# Task directions:
Please retype the records below exactly, from the first line through the line containing "50, interval: 10", and leave out any pictures.

:: Data for the task

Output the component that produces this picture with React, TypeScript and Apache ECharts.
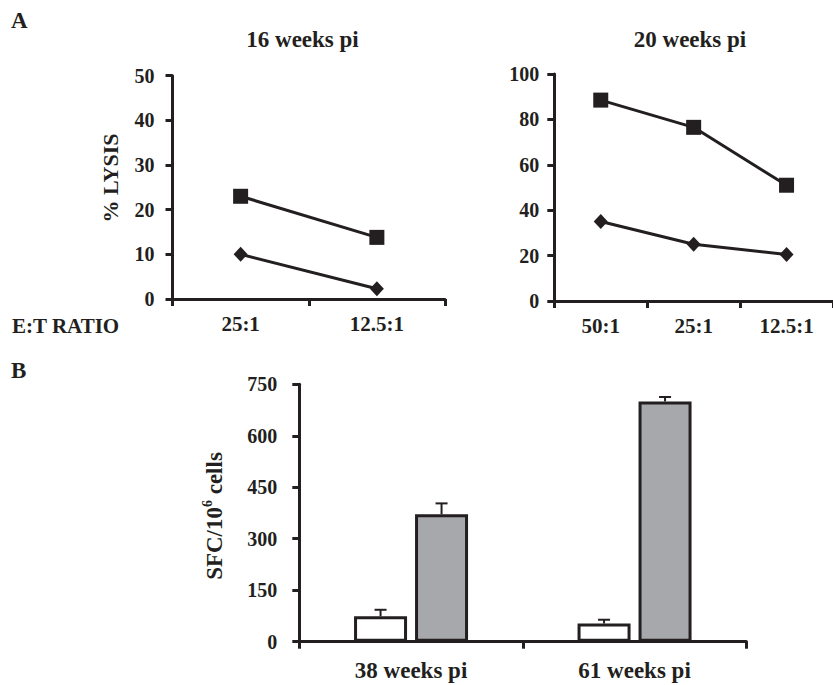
import React, { useEffect, useRef } from "react";
import * as echarts from "echarts";

// Panel A, 16 weeks pi
const categoriesA1 = ["25:1", "12.5:1"];
const squareA1 = [23, 13.8];
const diamondA1 = [10, 2.3];
const ticksA1 = { min: 0, max: 50, interval: 10 };

// Panel A, 20 weeks pi
const categoriesA2 = ["50:1", "25:1", "12.5:1"];
const squareA2 = [88.5, 76.5, 51];
const diamondA2 = [35, 25, 20.5];
const ticksA2 = { min: 0, max: 100, interval: 20 };

// Panel B
const categoriesB = ["38 weeks pi", "61 weeks pi"];
const whiteB = [74, 53];
const whiteErrB = [19, 11];
const greyB = [371, 700];
const greyErrB = [32, 13];
const ticksB = { min: 0, max: 750, interval: 150 };

const INK = "#231f20";
const FONT = '"Liberation Serif", "Times New Roman", Times, serif';
const BAR_W = 53;
const BAR_GAP = 8;

function App() {
  const ref = useRef<HTMLDivElement>(null);

  useEffect(() => {
    if (!ref.current) return;
    const chart = echarts.init(ref.current, undefined, { renderer: "svg" });

    const axisLine = { show: true, lineStyle: { color: INK, width: 3 } };
    const axisTick = { show: true, inside: false, length: 7, lineStyle: { color: INK, width: 3 } };
    const lbl = (size: number, margin: number) => ({
      color: INK,
      fontFamily: FONT,
      fontWeight: "bold" as const,
      fontSize: size,
      margin,
    });

    const errSeries = (vals: number[], errs: number[], off: number) => ({
      type: "custom",
      xAxisIndex: 2,
      yAxisIndex: 2,
      z: 5,
      encode: { x: 0, y: [1, 2] },
      data: vals.map((v, i) => [i, v, v + errs[i]]),
      renderItem: (params: any, api: any) => {
        const p0 = api.coord([api.value(0), api.value(1)]);
        const p1 = api.coord([api.value(0), api.value(2)]);
        const x = p0[0] + off;
        const st = { stroke: INK, lineWidth: 2 };
        return {
          type: "group",
          children: [
            { type: "line", shape: { x1: x, y1: p0[1], x2: x, y2: p1[1] }, style: st },
            { type: "line", shape: { x1: x - 6, y1: p1[1], x2: x + 6, y2: p1[1] }, style: st },
          ],
        };
      },
    });

    const lineSeries = (data: number[], symbol: string, size: any, xi: number) => ({
      type: "line",
      xAxisIndex: xi,
      yAxisIndex: xi,
      data,
      symbol,
      symbolSize: size,
      lineStyle: { color: INK, width: 3 },
      itemStyle: { color: INK },
    });

    const off = BAR_W / 2 + BAR_GAP / 2;

    chart.setOption({
      animation: false,
      backgroundColor: "#ffffff",
      grid: [
        { left: 172.5, top: 75.7, width: 272.5, height: 223.3 },
        { left: 554.3, top: 74, width: 286.5, height: 227 },
        { left: 299.3, top: 384.3, width: 447, height: 257.4 },
      ],
      xAxis: [
        { type: "category", gridIndex: 0, data: categoriesA1, axisLine, axisTick, axisLabel: lbl(21, 14), splitLine: { show: false } },
        { type: "category", gridIndex: 1, data: categoriesA2, axisLine, axisTick, axisLabel: lbl(21, 14), splitLine: { show: false } },
        { type: "category", gridIndex: 2, data: categoriesB, axisLine, axisTick, axisLabel: lbl(23, 17), splitLine: { show: false } },
      ],
      yAxis: [
        { type: "value", gridIndex: 0, ...ticksA1, axisLine, axisTick, axisLabel: lbl(20, 18), splitLine: { show: false } },
        { type: "value", gridIndex: 1, ...ticksA2, axisLine, axisTick, axisLabel: lbl(20, 15), splitLine: { show: false } },
        { type: "value", gridIndex: 2, ...ticksB, axisLine, axisTick, axisLabel: lbl(20, 22), splitLine: { show: false } },
      ],
      series: [
        lineSeries(squareA1, "rect", 15, 0),
        lineSeries(diamondA1, "diamond", [14, 15], 0),
        lineSeries(squareA2, "rect", 15, 1),
        lineSeries(diamondA2, "diamond", [14, 15], 1),
        {
          type: "bar",
          xAxisIndex: 2,
          yAxisIndex: 2,
          data: whiteB,
          barWidth: BAR_W,
          barGap: `${(BAR_GAP / BAR_W) * 100}%`,
          itemStyle: { color: "#ffffff", borderColor: INK, borderWidth: 3 },
        },
        {
          type: "bar",
          xAxisIndex: 2,
          yAxisIndex: 2,
          data: greyB,
          barWidth: BAR_W,
          barGap: `${(BAR_GAP / BAR_W) * 100}%`,
          itemStyle: { color: "#a7a8ab", borderColor: INK, borderWidth: 3 },
        },
        errSeries(whiteB, whiteErrB, -off),
        errSeries(greyB, greyErrB, off),
      ],
      graphic: [
        { type: "text", left: 11, top: 9, style: { text: "A", font: `bold 23px ${FONT}`, fill: INK } },
        { type: "text", left: 11, top: 359, style: { text: "B", font: `bold 23px ${FONT}`, fill: INK } },
        { type: "text", x: 302.5, y: 39, style: { text: "16 weeks pi", font: `bold 23px ${FONT}`, fill: INK, align: "center", verticalAlign: "middle" } },
        { type: "text", x: 690, y: 39, style: { text: "20 weeks pi", font: `bold 23px ${FONT}`, fill: INK, align: "center", verticalAlign: "middle" } },
        { type: "text", x: 12, y: 326, style: { text: "E:T RATIO", font: `bold 21px ${FONT}`, fill: INK, align: "left", verticalAlign: "middle" } },
        {
          type: "text",
          x: 110,
          y: 178,
          rotation: Math.PI / 2,
          style: { text: "% LYSIS", font: `bold 22px ${FONT}`, fill: INK, align: "center", verticalAlign: "middle" },
        },
        {
          type: "text",
          x: 214,
          y: 516,
          rotation: Math.PI / 2,
          style: {
            text: "{m|SFC/10}{s|6}{m| cells}",
            align: "center",
            verticalAlign: "middle",
            rich: {
              m: { fontFamily: FONT, fontWeight: "bold", fontSize: 23, lineHeight: 28, fill: INK, color: INK },
              s: { fontFamily: FONT, fontWeight: "bold", fontSize: 14, lineHeight: 14, verticalAlign: "top", fill: INK, color: INK },
            },
          },
        },
      ],
    });

    return () => chart.dispose();
  }, []);

  return (
    <div
      ref={ref}
      style={{ position: "absolute", left: 0, top: 0, width: 833, height: 685, background: "#fff" }}
    />
  );
}

export default App;
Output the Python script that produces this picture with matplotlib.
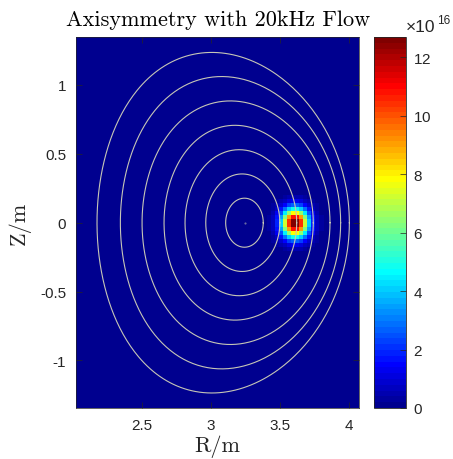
import numpy as np
import matplotlib
matplotlib.use("Agg")
import matplotlib.pyplot as plt
from matplotlib.colors import ListedColormap, Normalize

# ---- data -------------------------------------------------------------
# density perturbation (units of 1e16) on a square grid, cells of 0.029 m,
# centred on the corner at R = 3.611 m, Z = 0
blob_vals = np.array([
    [0.0, 0.0, 0.1, 0.1, 0.3, 0.4, 0.5, 0.5, 0.4, 0.3, 0.1, 0.1, 0.0, 0.0],
    [0.0, 0.1, 0.2, 0.4, 0.7, 1.0, 1.2, 1.2, 1.0, 0.7, 0.4, 0.2, 0.1, 0.0],
    [0.0, 0.2, 0.4, 0.8, 1.5, 2.2, 2.6, 2.6, 2.2, 1.5, 0.8, 0.4, 0.2, 0.0],
    [0.1, 0.3, 0.7, 1.6, 2.8, 4.1, 4.9, 4.9, 4.1, 2.8, 1.6, 0.7, 0.3, 0.1],
    [0.1, 0.5, 1.2, 2.5, 4.5, 6.5, 7.9, 7.9, 6.5, 4.5, 2.5, 1.2, 0.5, 0.1],
    [0.2, 0.6, 1.6, 3.5, 6.2, 9.0, 10.8, 10.8, 9.0, 6.2, 3.5, 1.6, 0.6, 0.2],
    [0.2, 0.7, 1.9, 4.1, 7.2, 10.5, 12.7, 12.7, 10.5, 7.2, 4.1, 1.9, 0.7, 0.2],
    [0.2, 0.7, 1.9, 4.1, 7.2, 10.5, 12.7, 12.7, 10.5, 7.2, 4.1, 1.9, 0.7, 0.2],
    [0.2, 0.6, 1.6, 3.5, 6.2, 9.0, 10.8, 10.8, 9.0, 6.2, 3.5, 1.6, 0.6, 0.2],
    [0.1, 0.5, 1.2, 2.5, 4.5, 6.5, 7.9, 7.9, 6.5, 4.5, 2.5, 1.2, 0.5, 0.1],
    [0.1, 0.3, 0.7, 1.6, 2.8, 4.1, 4.9, 4.9, 4.1, 2.8, 1.6, 0.7, 0.3, 0.1],
    [0.0, 0.2, 0.4, 0.8, 1.5, 2.2, 2.6, 2.6, 2.2, 1.5, 0.8, 0.4, 0.2, 0.0],
    [0.0, 0.1, 0.2, 0.4, 0.7, 1.0, 1.2, 1.2, 1.0, 0.7, 0.4, 0.2, 0.1, 0.0],
    [0.0, 0.0, 0.1, 0.1, 0.3, 0.4, 0.5, 0.5, 0.4, 0.3, 0.1, 0.1, 0.0, 0.0],
])
blob_r = 3.611
blob_z = 0.0
cell = 0.029
cmax = 12.7

# flux surfaces: centre R, half width, half height, triangularity
surf_r0 = [3.242, 3.230, 3.216, 3.200, 3.181, 3.141, 3.088]
surf_a = [0.136, 0.268, 0.404, 0.540, 0.680, 0.797, 0.913]
surf_h = [0.178, 0.354, 0.530, 0.707, 0.884, 1.061, 1.236]
surf_tri = [0.0, 0.02, 0.03, 0.05, 0.06, 0.08, 0.09]
axis_rz = (3.248, 0.0)

cbar_ticks = [0, 2, 4, 6, 8, 10, 12]
x_ticks = [2.5, 3, 3.5, 4]
x_ticklabels = ["2.5", "3", "3.5", "4"]
y_ticks = [-1, -0.5, 0, 0.5, 1]
y_ticklabels = ["-1", "-0.5", "0", "0.5", "1"]


def matlab_jet(m=64):
    n = int(np.ceil(m / 4))
    u = np.concatenate([np.arange(1, n + 1) / n, np.ones(n - 1), np.arange(n, 0, -1) / n])
    g = int(np.ceil(n / 2)) - (1 if m % 4 == 1 else 0) + np.arange(1, len(u) + 1)
    r = g + n
    b = g - n
    J = np.zeros((m, 3))
    J[r[r <= m] - 1, 0] = u[r <= m]
    J[g[g <= m] - 1, 1] = u[g <= m]
    J[b[b >= 1] - 1, 2] = u[b >= 1]
    return ListedColormap(J)


cmap = matlab_jet(64)
txt_col = (0.15, 0.15, 0.15)
sans = ["Liberation Sans", "DejaVu Sans"]
serif = ["cmr10", "DejaVu Serif"]
plt.rcParams["axes.formatter.use_mathtext"] = True

W, H = 453, 460
fig = plt.figure(figsize=(W / 100, H / 100), dpi=100)

ax = fig.add_axes([76 / W, 1 - 409 / H, (359.3 - 76) / W, (409 - 38) / H])

# full grid aligned on the perturbation's cell corners
ny, nx = blob_vals.shape
r_edges = blob_r + cell * np.arange(-55, 17)
z_edges = blob_z + cell * np.arange(-47, 48)
field = np.zeros((len(z_edges) - 1, len(r_edges) - 1))
i0 = 47 - ny // 2
j0 = 55 - nx // 2
field[i0:i0 + ny, j0:j0 + nx] = blob_vals[::-1]

mesh = ax.pcolormesh(r_edges, z_edges, field, cmap=cmap,
                     norm=Normalize(0, cmax), shading="flat",
                     antialiased=False, rasterized=True)

theta = np.linspace(0, 2 * np.pi, 400)
line_col = "#c6c6b6"
for r0, a, h, d in zip(surf_r0, surf_a, surf_h, surf_tri):
    R = r0 + a * np.cos(theta + np.arcsin(d) * np.sin(theta))
    Z = h * np.sin(theta)
    ax.plot(R, Z, color=line_col, lw=0.8)
ax.plot([axis_rz[0]], [axis_rz[1]], marker=".", ms=1.0, color=line_col, alpha=0.6)

ax.set_xlim(2.023, 4.073)
ax.set_ylim(-1.345, 1.348)
ax.set_xticks(x_ticks)
ax.set_xticklabels(x_ticklabels)
ax.set_yticks(y_ticks)
ax.set_yticklabels(y_ticklabels)
ax.tick_params(direction="in", length=4, width=0.5, color=txt_col,
               top=True, right=True, labelsize=11, labelcolor=txt_col, pad=7)
for lab in ax.get_xticklabels() + ax.get_yticklabels():
    lab.set_family(sans)
for s in ax.spines.values():
    s.set_color(txt_col)
    s.set_linewidth(0.5)

fig.text(217.6 / W, 1 - 26 / H, "Axisymmetry with 20kHz Flow",
         family=serif, fontsize=16, ha="center", va="baseline", color="black")
fig.text(217.6 / W, 1 - 452 / H, "R/m", family=serif, fontsize=16,
         ha="center", va="baseline", color=txt_col)
fig.text(20 / W, 1 - 223 / H, "Z/m", family=serif, fontsize=16,
         ha="center", va="center", rotation=90, color=txt_col)

# colour bar
cax = fig.add_axes([374 / W, 1 - 409 / H, 32 / W, (409 - 38) / H])
cb = fig.colorbar(mesh, cax=cax, ticks=cbar_ticks)
cb.outline.set_color(txt_col)
cb.outline.set_linewidth(0.6)
cax.tick_params(direction="in", length=4, width=0.5, color=txt_col,
                labelsize=11, labelcolor=txt_col, pad=5)
for lab in cax.get_yticklabels():
    lab.set_family(sans)
fig.text(406 / W, 1 - 32 / H, "\u00d710", family=sans, fontsize=12.5,
         color=txt_col, ha="left", va="baseline")
fig.text(437 / W, 1 - 24 / H, "16", family=sans, fontsize=8.5,
         color=txt_col, ha="left", va="baseline")

fig.savefig("out.png", dpi=100)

::::

# Final answer:
Output the component that produces this picture with React, TypeScript and Apache ECharts.
import React, { useEffect, useRef } from "react";
import * as echarts from "echarts";

// Panel A, 16 weeks pi
const categoriesA1 = ["25:1", "12.5:1"];
const squareA1 = [23, 13.8];
const diamondA1 = [10, 2.3];
const ticksA1 = { min: 0, max: 50, interval: 10 };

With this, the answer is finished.